— Start of Information provided —

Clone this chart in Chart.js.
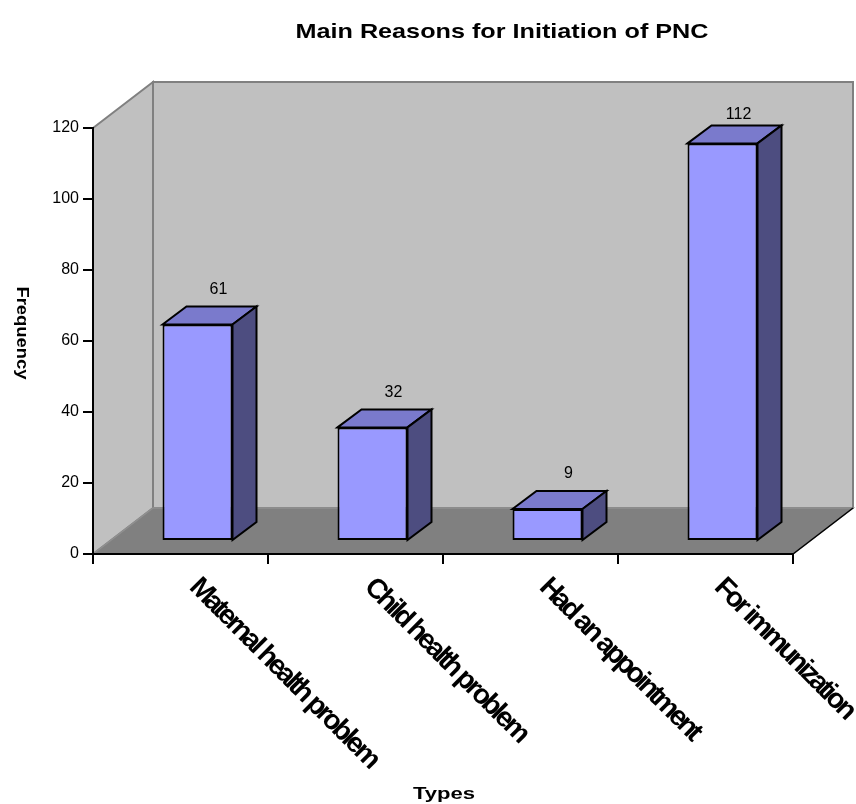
<!DOCTYPE html>
<html>
<head>
<meta charset="utf-8">
<script src="https://cdn.jsdelivr.net/npm/chart.js@4.4.1/dist/chart.umd.min.js"></script>
<style>
  body { margin: 0; background: #fff; }
  #wrap { width: 856px; height: 804px; }
</style>
</head>
<body>
<div id="wrap"><canvas id="myChart"></canvas></div>
<script>
const categories = ['Maternal health problem', 'Child health problem', 'Had an appointment', 'For immunization'];
const frequencies = [61, 32, 9, 112];
const yMin = 0;
const yMax = 120;
const yStep = 20;

const chartTitle = 'Main Reasons for Initiation of PNC';
const yTitle = 'Frequency';
const xTitle = 'Types';

const FONT = '"Liberation Sans", Arial, sans-serif';

// depth of the 3d box (walls) and of the bars
const wallDx = 60, wallDy = -46;
const barShiftX = 17, barShiftY = -13;
const barDx = 24, barDy = -18;

function poly(ctx, pts, fill, stroke, lw) {
    ctx.beginPath();
    ctx.moveTo(pts[0][0], pts[0][1]);
    for (let i = 1; i < pts.length; i++) ctx.lineTo(pts[i][0], pts[i][1]);
    ctx.closePath();
    if (fill) { ctx.fillStyle = fill; ctx.fill(); }
    if (stroke) { ctx.strokeStyle = stroke; ctx.lineWidth = lw || 1; ctx.lineJoin = 'miter'; ctx.stroke(); }
}

// text stretched along its own direction (the original export is wider than the font)
function wideText(ctx, text, x, y, sx, angle) {
    ctx.save();
    ctx.translate(x, y);
    if (angle) ctx.rotate(angle);
    ctx.scale(sx, 1);
    ctx.fillText(text, 0, 0);
    ctx.restore();
}

const box3d = {
    id: 'box3d',
    beforeDraw(chart) {
        const ctx = chart.ctx;
        const a = chart.chartArea;
        ctx.save();
        // back wall
        poly(ctx, [[a.left + wallDx, a.top + wallDy], [a.right + wallDx, a.top + wallDy],
            [a.right + wallDx, a.bottom + wallDy], [a.left + wallDx, a.bottom + wallDy]], '#c0c0c0', '#808080', 2);
        // left side wall
        poly(ctx, [[a.left, a.top], [a.left + wallDx, a.top + wallDy],
            [a.left + wallDx, a.bottom + wallDy], [a.left, a.bottom]], '#c0c0c0', '#808080', 2);
        // floor
        poly(ctx, [[a.left, a.bottom], [a.left + wallDx, a.bottom + wallDy],
            [a.right + wallDx, a.bottom + wallDy], [a.right, a.bottom]], '#808080', '#909090', 1.5);
        ctx.beginPath();
        ctx.moveTo(a.right, a.bottom);
        ctx.lineTo(a.right + wallDx, a.bottom + wallDy);
        ctx.strokeStyle = '#000';
        ctx.lineWidth = 1.5;
        ctx.stroke();
        ctx.restore();
    },
    beforeDatasetsDraw(chart) {
        chart.ctx.save();
        chart.ctx.translate(barShiftX, barShiftY);
    },
    afterDatasetsDraw(chart) {
        const ctx = chart.ctx;
        const a = chart.chartArea;
        const meta = chart.getDatasetMeta(0);
        meta.data.forEach((bar, i) => {
            const p = bar.getProps(['x', 'y', 'base', 'width'], true);
            const l = p.x - p.width / 2, r = p.x + p.width / 2;
            // top face
            poly(ctx, [[l, p.y], [l + barDx, p.y + barDy], [r + barDx, p.y + barDy], [r, p.y]], '#7a7acc', '#000', 2);
            // side face
            poly(ctx, [[r, p.y], [r + barDx, p.y + barDy], [r + barDx, p.base + barDy], [r, p.base]], '#4d4d80', '#000', 2);
            // value label
            let ly = p.y + barDy - 17;
            let lx = p.x + 21;
            if (ly < a.top) {
                lx -= (a.top - ly) * 0.75;
                ly = a.top;
            }
            ctx.fillStyle = '#000';
            ctx.font = '16px ' + FONT;
            ctx.textAlign = 'center';
            ctx.textBaseline = 'middle';
            ctx.fillText(String(frequencies[i]), lx, ly);
        });
        ctx.restore();
    },
    afterDraw(chart) {
        const ctx = chart.ctx;
        const xs = chart.scales.x;
        ctx.save();
        ctx.fillStyle = '#000';
        // category labels, rotated 45 degrees, squeezed
        ctx.font = 'bold 28px ' + FONT;
        ctx.letterSpacing = '-3px';
        ctx.textAlign = 'left';
        ctx.textBaseline = 'top';
        categories.forEach((c, i) => {
            wideText(ctx, c, xs.getPixelForValue(i) + 23, chart.chartArea.bottom + 19, 1, Math.PI / 4);
        });
        ctx.letterSpacing = '0px';
        // titles
        ctx.textAlign = 'center';
        ctx.textBaseline = 'middle';
        ctx.font = 'bold 21px ' + FONT;
        wideText(ctx, chartTitle, 502, 32, 1.2);
        ctx.font = 'bold 17px ' + FONT;
        wideText(ctx, xTitle, 444, 794, 1.3);
        ctx.font = 'bold 16px ' + FONT;
        wideText(ctx, yTitle, 21, 333, 1.15, Math.PI / 2);
        ctx.restore();
    }
};

const canvas = document.getElementById('myChart');
const chart = new Chart(canvas, {
    type: 'bar',
    data: {
        labels: categories,
        datasets: [{
            data: frequencies,
            backgroundColor: '#9999ff',
            borderColor: '#000',
            borderWidth: 2,
            borderSkipped: false,
            categoryPercentage: 1,
            barPercentage: 0.4,
            clip: false
        }]
    },
    options: {
        responsive: true,
        maintainAspectRatio: false,
        animation: false,
        devicePixelRatio: 1,
        layout: { padding: { left: 0, right: 63, top: 128, bottom: 0 } },
        plugins: {
            legend: { display: false },
            tooltip: { enabled: false },
            title: { display: false }
        },
        scales: {
            x: {
                offset: true,
                ticks: { display: false },
                grid: { drawOnChartArea: false, offset: true, tickLength: 10, color: '#000', lineWidth: 2 },
                border: { display: true, color: '#000', width: 2 },
                afterFit(scale) { scale.height = 250; }
            },
            y: {
                min: yMin,
                max: yMax,
                ticks: { stepSize: yStep, color: '#000', font: { family: FONT, size: 16 }, padding: 4 },
                grid: { drawOnChartArea: false, tickLength: 10, color: '#000', lineWidth: 2 },
                border: { display: true, color: '#000', width: 2 },
                afterFit(scale) { scale.width = 93; }
            }
        }
    },
    plugins: [box3d]
});
</script>
</body>
</html>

— End of Information provided —

• **Work required**: Images in the data above are to be skipped. Retype all other material exactly.

• **Finished task**:
Clone this chart in Chart.js.
<!DOCTYPE html>
<html>
<head>
<meta charset="utf-8">
<script src="https://cdn.jsdelivr.net/npm/chart.js@4.4.1/dist/chart.umd.min.js"></script>
<style>
  body { margin: 0; background: #fff; }
  #wrap { width: 856px; height: 804px; }
</style>
</head>
<body>
<div id="wrap"><canvas id="myChart"></canvas></div>
<script>
const categories = ['Maternal health problem', 'Child health problem', 'Had an appointment', 'For immunization'];
const frequencies = [61, 32, 9, 112];
const yMin = 0;
const yMax = 120;
const yStep = 20;

const chartTitle = 'Main Reasons for Initiation of PNC';
const yTitle = 'Frequency';
const xTitle = 'Types';

const FONT = '"Liberation Sans", Arial, sans-serif';

// depth of the 3d box (walls) and of the bars
const wallDx = 60, wallDy = -46;
const barShiftX = 17, barShiftY = -13;
const barDx = 24, barDy = -18;

function poly(ctx, pts, fill, stroke, lw) {
    ctx.beginPath();
    ctx.moveTo(pts[0][0], pts[0][1]);
    for (let i = 1; i < pts.length; i++) ctx.lineTo(pts[i][0], pts[i][1]);
    ctx.closePath();
    if (fill) { ctx.fillStyle = fill; ctx.fill(); }
    if (stroke) { ctx.strokeStyle = stroke; ctx.lineWidth = lw || 1; ctx.lineJoin = 'miter'; ctx.stroke(); }
}

// text stretched along its own direction (the original export is wider than the font)
function wideText(ctx, text, x, y, sx, angle) {
    ctx.save();
    ctx.translate(x, y);
    if (angle) ctx.rotate(angle);
    ctx.scale(sx, 1);
    ctx.fillText(text, 0, 0);
    ctx.restore();
}

const box3d = {
    id: 'box3d',
    beforeDraw(chart) {
        const ctx = chart.ctx;
        const a = chart.chartArea;
        ctx.save();
        // back wall
        poly(ctx, [[a.left + wallDx, a.top + wallDy], [a.right + wallDx, a.top + wallDy],
            [a.right + wallDx, a.bottom + wallDy], [a.left + wallDx, a.bottom + wallDy]], '#c0c0c0', '#808080', 2);
        // left side wall
        poly(ctx, [[a.left, a.top], [a.left + wallDx, a.top + wallDy],
            [a.left + wallDx, a.bottom + wallDy], [a.left, a.bottom]], '#c0c0c0', '#808080', 2);
        // floor
        poly(ctx, [[a.left, a.bottom], [a.left + wallDx, a.bottom + wallDy],
            [a.right + wallDx, a.bottom + wallDy], [a.right, a.bottom]], '#808080', '#909090', 1.5);
        ctx.beginPath();
        ctx.moveTo(a.right, a.bottom);
        ctx.lineTo(a.right + wallDx, a.bottom + wallDy);
        ctx.strokeStyle = '#000';
        ctx.lineWidth = 1.5;
        ctx.stroke();
        ctx.restore();
    },
    beforeDatasetsDraw(chart) {
        chart.ctx.save();
        chart.ctx.translate(barShiftX, barShiftY);
    },
    afterDatasetsDraw(chart) {
        const ctx = chart.ctx;
        const a = chart.chartArea;
        const meta = chart.getDatasetMeta(0);
        meta.data.forEach((bar, i) => {
            const p = bar.getProps(['x', 'y', 'base', 'width'], true);
            const l = p.x - p.width / 2, r = p.x + p.width / 2;
            // top face
            poly(ctx, [[l, p.y], [l + barDx, p.y + barDy], [r + barDx, p.y + barDy], [r, p.y]], '#7a7acc', '#000', 2);
            // side face
            poly(ctx, [[r, p.y], [r + barDx, p.y + barDy], [r + barDx, p.base + barDy], [r, p.base]], '#4d4d80', '#000', 2);
            // value label
            let ly = p.y + barDy - 17;
            let lx = p.x + 21;
            if (ly < a.top) {
                lx -= (a.top - ly) * 0.75;
                ly = a.top;
            }
            ctx.fillStyle = '#000';
            ctx.font = '16px ' + FONT;
            ctx.textAlign = 'center';
            ctx.textBaseline = 'middle';
            ctx.fillText(String(frequencies[i]), lx, ly);
        });
        ctx.restore();
    },
    afterDraw(chart) {
        const ctx = chart.ctx;
        const xs = chart.scales.x;
        ctx.save();
        ctx.fillStyle = '#000';
        // category labels, rotated 45 degrees, squeezed
        ctx.font = 'bold 28px ' + FONT;
        ctx.letterSpacing = '-3px';
        ctx.textAlign = 'left';
        ctx.textBaseline = 'top';
        categories.forEach((c, i) => {
            wideText(ctx, c, xs.getPixelForValue(i) + 23, chart.chartArea.bottom + 19, 1, Math.PI / 4);
        });
        ctx.letterSpacing = '0px';
        // titles
        ctx.textAlign = 'center';
        ctx.textBaseline = 'middle';
        ctx.font = 'bold 21px ' + FONT;
        wideText(ctx, chartTitle, 502, 32, 1.2);
        ctx.font = 'bold 17px ' + FONT;
        wideText(ctx, xTitle, 444, 794, 1.3);
        ctx.font = 'bold 16px ' + FONT;
        wideText(ctx, yTitle, 21, 333, 1.15, Math.PI / 2);
        ctx.restore();
    }
};

const canvas = document.getElementById('myChart');
const chart = new Chart(canvas, {
    type: 'bar',
    data: {
        labels: categories,
        datasets: [{
            data: frequencies,
            backgroundColor: '#9999ff',
            borderColor: '#000',
            borderWidth: 2,
            borderSkipped: false,
            categoryPercentage: 1,
            barPercentage: 0.4,
            clip: false
        }]
    },
    options: {
        responsive: true,
        maintainAspectRatio: false,
        animation: false,
        devicePixelRatio: 1,
        layout: { padding: { left: 0, right: 63, top: 128, bottom: 0 } },
        plugins: {
            legend: { display: false },
            tooltip: { enabled: false },
            title: { display: false }
        },
        scales: {
            x: {
                offset: true,
                ticks: { display: false },
                grid: { drawOnChartArea: false, offset: true, tickLength: 10, color: '#000', lineWidth: 2 },
                border: { display: true, color: '#000', width: 2 },
                afterFit(scale) { scale.height = 250; }
            },
            y: {
                min: yMin,
                max: yMax,
                ticks: { stepSize: yStep, color: '#000', font: { family: FONT, size: 16 }, padding: 4 },
                grid: { drawOnChartArea: false, tickLength: 10, color: '#000', lineWidth: 2 },
                border: { display: true, color: '#000', width: 2 },
                afterFit(scale) { scale.width = 93; }
            }
        }
    },
    plugins: [box3d]
});
</script>
</body>
</html>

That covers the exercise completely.